The Freudian overtones -- and a different ending -- are among the few and relatively minor changes from the original movie. It remains the story of how Willy, after spending almost 15 years as a recluse inside his factory, emerges with a publicity stunt worthy of Donald Trump: He hides five "golden tickets'' in Wonka chocolate bars distributed around the world and invites the lucky children who find them to tour his factory and learn all his candy-making secrets.
Chocolate River, Fudge Mountain
Four of the winners turn out to be spoiled brats -- a gum- chewing champion from Atlanta, a fat boy from Dusseldorf, a rich daddy's girl from England and a video-game guru from Denver.
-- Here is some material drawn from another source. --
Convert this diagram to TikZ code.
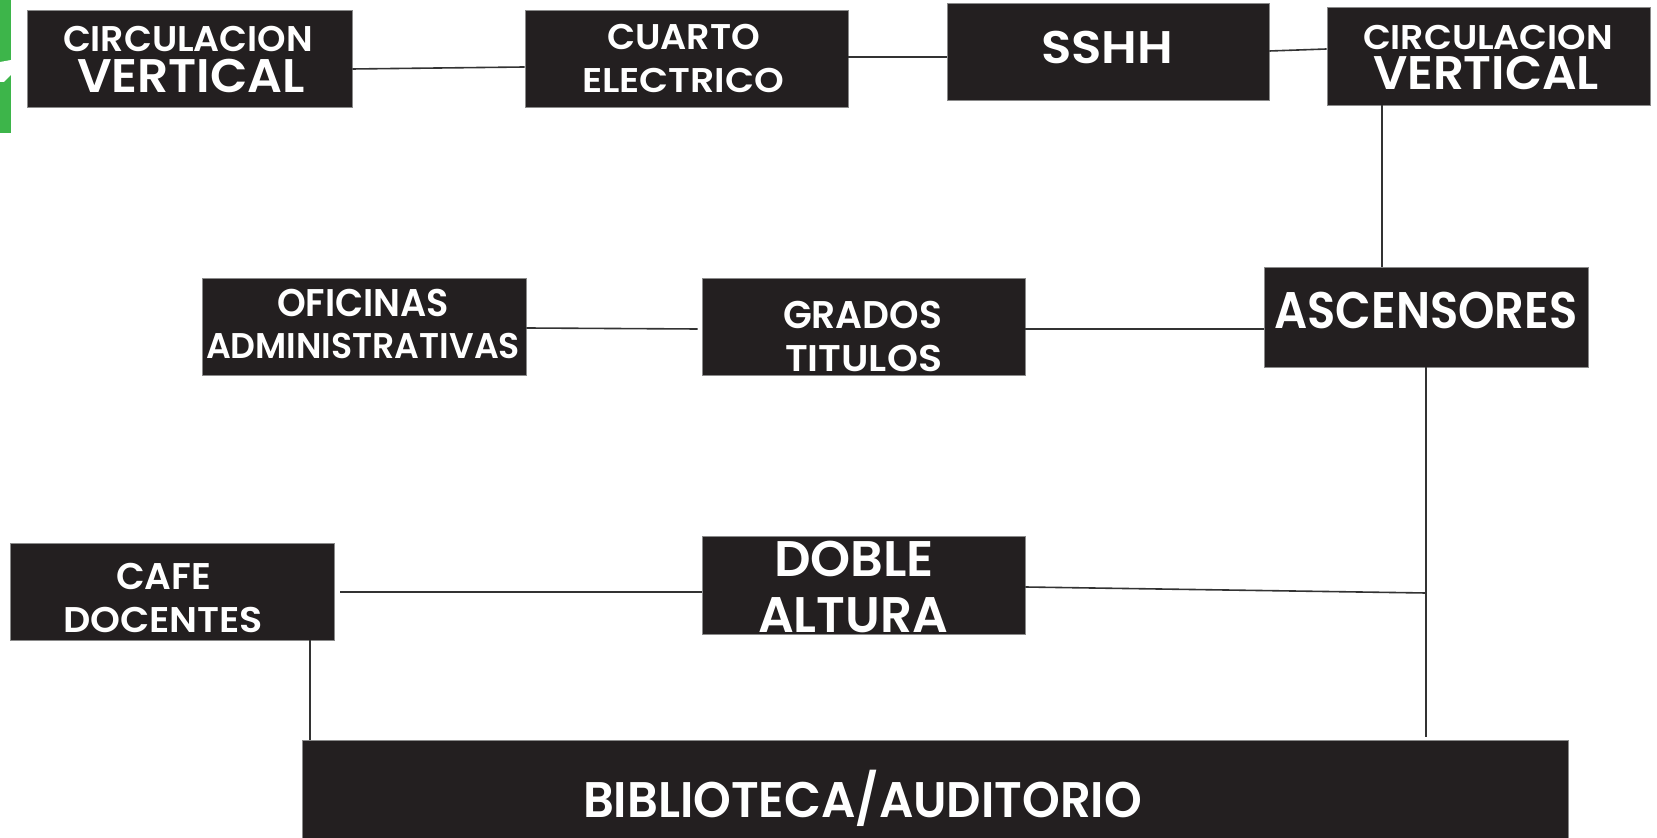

The only decent kid in the bunch is Charlie, whose impoverished family lives in a wooden shack in the shadow of Willy's giant factory, located in an unidentified snowy locale with a Swiss/Bavarian flavor.
The inside of the factory is a magical place with a chocolate river, candy cane trees, fudge mountains, edible mint grass and a workforce of Oompa-Loompas, cheerful little people whose favorite snack is cocoa beans. The Oompa-Loompas, all played by height- challenged actor Deep Roy with the aid of computer wizardry, star in a series of tongue-in-cheek, Busby Berkeleyesque musical numbers, including the familiar routine where synchronized swimmers flop sideways, one by one, into the water.
No 'Candy Man'
Unlike the original, which featured songs by Anthony Newley and Leslie Bricusse, the new version makes extensive use of the witty lyrics Dahl wrote for his 1964 book. ("It clogs and clutters up the mind!/It makes a child so dull and blind,'' Dahl wrote of television, which has been updated to video games in 2005.) Conspicuously -- and thankfully -- missing from the remake is "The Candy Man,'' the sickeningly sweet song that became a hit for Sammy Davis Jr. and, no doubt, a moneymaker for dentists everywhere.
"Charlie and the Chocolate Factory,'' from Warner Bros. Pictures, opens today across the U.S.